So you are an actor/actress and you are interested in social media, you might even have a Facebook or twitter profile but what social media channels should you be using?

You should be present on the 4 biggies: Twitter, Facebook, YouTube and LinkedIn

1. Twitter – over 200 million members sending over 500 million tweets a day and the one every one is obsessed with. Great for people on the go – you can tweet anywhere if you have a smart phone. Perfect for starting conversations and finding opportunities.

2. Facebook – over a billion members! The Facebook membership is getting older so you will find more and more industry folk on there. Great for connecting, keeping tabs on your connections and finding opportunities. Remember to keep them separate from your friends and family by setting up a page or organising your friends into groups.

3. YouTube – the second biggest search engine after google (now owned by google)! In a visual industry like acting you should be represented on YouTube. If there is one thing you do today upload your showreel.
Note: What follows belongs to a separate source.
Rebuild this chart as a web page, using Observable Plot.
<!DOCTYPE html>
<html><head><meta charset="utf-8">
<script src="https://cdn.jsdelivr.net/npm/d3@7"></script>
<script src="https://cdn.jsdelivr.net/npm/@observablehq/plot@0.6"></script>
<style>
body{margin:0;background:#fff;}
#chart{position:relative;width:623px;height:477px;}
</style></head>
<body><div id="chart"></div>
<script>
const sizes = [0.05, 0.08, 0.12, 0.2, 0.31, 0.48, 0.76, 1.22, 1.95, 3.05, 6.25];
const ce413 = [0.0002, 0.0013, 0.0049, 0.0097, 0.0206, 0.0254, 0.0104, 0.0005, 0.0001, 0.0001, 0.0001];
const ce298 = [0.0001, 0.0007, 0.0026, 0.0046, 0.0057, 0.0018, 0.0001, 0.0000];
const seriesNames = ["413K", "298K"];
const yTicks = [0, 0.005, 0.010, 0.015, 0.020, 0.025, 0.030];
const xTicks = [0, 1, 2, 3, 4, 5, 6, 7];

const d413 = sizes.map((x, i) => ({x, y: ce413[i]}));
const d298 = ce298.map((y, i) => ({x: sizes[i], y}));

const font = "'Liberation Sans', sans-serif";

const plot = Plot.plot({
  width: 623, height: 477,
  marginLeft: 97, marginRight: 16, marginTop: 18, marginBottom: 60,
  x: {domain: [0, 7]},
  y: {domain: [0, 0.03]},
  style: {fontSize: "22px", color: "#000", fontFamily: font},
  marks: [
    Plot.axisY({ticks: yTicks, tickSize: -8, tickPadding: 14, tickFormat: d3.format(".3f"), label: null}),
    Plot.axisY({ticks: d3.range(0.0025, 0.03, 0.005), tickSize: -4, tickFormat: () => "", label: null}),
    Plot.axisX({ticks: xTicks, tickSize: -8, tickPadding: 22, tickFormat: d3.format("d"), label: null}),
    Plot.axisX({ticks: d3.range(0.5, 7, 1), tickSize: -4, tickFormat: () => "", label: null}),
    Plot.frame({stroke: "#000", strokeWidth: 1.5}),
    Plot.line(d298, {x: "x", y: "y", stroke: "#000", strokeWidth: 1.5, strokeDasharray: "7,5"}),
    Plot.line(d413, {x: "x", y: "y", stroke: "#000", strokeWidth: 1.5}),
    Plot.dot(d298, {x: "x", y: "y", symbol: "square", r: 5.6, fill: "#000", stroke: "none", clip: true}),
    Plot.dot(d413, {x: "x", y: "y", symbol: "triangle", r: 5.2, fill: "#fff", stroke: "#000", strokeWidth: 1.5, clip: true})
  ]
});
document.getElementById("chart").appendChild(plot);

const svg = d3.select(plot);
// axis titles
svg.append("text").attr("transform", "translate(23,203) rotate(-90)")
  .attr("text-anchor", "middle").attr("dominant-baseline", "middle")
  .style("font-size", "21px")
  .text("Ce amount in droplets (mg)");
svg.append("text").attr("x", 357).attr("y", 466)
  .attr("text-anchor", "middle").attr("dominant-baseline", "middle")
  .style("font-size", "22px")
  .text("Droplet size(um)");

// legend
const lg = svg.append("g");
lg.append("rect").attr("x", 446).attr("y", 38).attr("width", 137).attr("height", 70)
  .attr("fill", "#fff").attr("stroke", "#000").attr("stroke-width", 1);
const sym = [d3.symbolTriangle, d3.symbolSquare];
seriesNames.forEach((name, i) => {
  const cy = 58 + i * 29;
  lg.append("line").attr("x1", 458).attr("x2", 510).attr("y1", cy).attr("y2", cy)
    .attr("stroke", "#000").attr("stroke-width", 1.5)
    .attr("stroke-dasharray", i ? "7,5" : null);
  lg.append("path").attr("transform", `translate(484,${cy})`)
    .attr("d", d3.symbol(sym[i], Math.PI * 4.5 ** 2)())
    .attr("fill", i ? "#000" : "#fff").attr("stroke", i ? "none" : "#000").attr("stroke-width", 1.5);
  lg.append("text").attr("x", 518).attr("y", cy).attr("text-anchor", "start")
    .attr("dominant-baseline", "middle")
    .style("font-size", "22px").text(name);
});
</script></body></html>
4. LinkedIn – widely known as the biggest lead generating social media network, which means that people make the most direct sales/money?work from this one. Great for keeping tabs on your connections. Take a look at What is LinkedIn? A Straightforward Guide for more info.

Penguin in the Room @prartsmarketing are some penguins with an arts marketing dream: penguin stepping our way into the arts industry and helping creatives flourish! Specialising in online marketing, social media, branding, copy writing, media coaching and web design for actors, artists, casting directors, agents, production companies, theatre companies and creative individuals.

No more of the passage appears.